Kenneth White and Geopoetics

The concept of geopoetics was originated by Kenneth White in 1979 when he was walking along the north bank of the St Lawrence River into Labrador. However, it developed out of ideas he had been working at earlier in his life such as ‘white world’ and ‘biocosmopoetics’. The essay Into the White World which he wrote in 1967 and which was published in On Scottish Ground in 1998 outlined many of the elements of what was to become geopoetics.

Various people had previously expressed some elements of this outlook such as shamans, Celtic monks who wrote nature poetry and native Americans like Black Elk, but it was Kenneth White who brought it all together in geopoetics and took it much further by proposing it as a central concept for our time by which humanity should seek to live.

His upbringing in Fairlie on the Ayrshire coast of Scotland equipped him for this role and gave him a love of the shore, the woods, hills and moors and their wildlife which has never left him. His travels in many parts of the world and his researches into other cultures enriched his understanding and enabled him to synthesise and go much deeper into ideas and practices which until then had been separate and only partially developed.

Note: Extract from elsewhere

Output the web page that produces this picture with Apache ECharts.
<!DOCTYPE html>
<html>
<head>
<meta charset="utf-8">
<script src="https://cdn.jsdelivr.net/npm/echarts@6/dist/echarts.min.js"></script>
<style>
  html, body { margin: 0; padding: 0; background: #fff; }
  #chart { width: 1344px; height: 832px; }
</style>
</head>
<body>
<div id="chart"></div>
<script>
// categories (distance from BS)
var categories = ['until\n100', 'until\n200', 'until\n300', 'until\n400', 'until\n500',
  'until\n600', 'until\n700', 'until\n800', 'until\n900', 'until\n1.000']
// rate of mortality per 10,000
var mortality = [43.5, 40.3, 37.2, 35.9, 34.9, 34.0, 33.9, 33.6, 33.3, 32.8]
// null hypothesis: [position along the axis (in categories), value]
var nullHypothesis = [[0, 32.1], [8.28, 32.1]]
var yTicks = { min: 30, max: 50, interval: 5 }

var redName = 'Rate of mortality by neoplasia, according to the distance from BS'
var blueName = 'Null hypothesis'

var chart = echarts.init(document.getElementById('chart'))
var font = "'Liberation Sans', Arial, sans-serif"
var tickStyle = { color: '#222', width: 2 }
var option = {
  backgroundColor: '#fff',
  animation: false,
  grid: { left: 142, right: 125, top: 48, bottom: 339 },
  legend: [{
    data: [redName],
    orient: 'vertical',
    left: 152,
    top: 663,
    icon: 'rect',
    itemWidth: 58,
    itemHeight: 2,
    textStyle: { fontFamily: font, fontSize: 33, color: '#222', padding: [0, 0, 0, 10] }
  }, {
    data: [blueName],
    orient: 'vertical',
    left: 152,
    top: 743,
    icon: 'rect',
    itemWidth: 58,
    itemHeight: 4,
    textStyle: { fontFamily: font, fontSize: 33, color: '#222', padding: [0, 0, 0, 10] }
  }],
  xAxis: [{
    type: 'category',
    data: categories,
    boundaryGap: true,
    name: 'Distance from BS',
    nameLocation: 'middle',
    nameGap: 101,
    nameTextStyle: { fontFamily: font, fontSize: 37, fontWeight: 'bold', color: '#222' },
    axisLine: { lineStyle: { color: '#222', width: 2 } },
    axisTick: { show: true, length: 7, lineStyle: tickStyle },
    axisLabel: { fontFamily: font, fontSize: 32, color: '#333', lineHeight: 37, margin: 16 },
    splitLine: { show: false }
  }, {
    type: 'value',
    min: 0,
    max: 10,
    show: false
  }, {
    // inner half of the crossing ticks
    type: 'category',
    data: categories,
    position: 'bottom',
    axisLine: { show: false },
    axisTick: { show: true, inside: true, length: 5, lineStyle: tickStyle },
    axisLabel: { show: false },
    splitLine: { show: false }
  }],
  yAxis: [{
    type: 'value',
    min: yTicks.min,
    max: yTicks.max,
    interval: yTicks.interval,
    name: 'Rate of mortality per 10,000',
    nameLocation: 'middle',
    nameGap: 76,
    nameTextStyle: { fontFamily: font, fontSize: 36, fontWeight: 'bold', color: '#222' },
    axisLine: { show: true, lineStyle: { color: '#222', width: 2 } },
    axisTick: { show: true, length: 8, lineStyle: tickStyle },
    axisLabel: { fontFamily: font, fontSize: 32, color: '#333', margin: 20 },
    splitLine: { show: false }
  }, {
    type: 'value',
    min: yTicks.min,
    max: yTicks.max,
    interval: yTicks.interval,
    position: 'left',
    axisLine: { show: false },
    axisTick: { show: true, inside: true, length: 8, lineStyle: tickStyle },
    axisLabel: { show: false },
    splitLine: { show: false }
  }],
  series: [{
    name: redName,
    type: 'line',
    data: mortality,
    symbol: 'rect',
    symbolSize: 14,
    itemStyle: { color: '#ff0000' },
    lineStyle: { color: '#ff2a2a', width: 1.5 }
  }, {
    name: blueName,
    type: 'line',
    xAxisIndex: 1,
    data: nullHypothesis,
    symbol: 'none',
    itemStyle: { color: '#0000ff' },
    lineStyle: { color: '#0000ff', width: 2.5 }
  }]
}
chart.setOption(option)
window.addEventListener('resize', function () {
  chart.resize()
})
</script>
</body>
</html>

The accompanying short biography and bibliographies of Kenneth White outline the main events in his life and the books he has written. His essay books, poetry and, prose are essential reading to deepen your understanding of geopoetics and to encourage you to consider how you might apply it creatively in your own life. He is an outstanding teacher as well as a great poet and thinker and has the ability to inspire others to try to see and ‘say the world anew’ as he says in the poem Crow Meditation Text.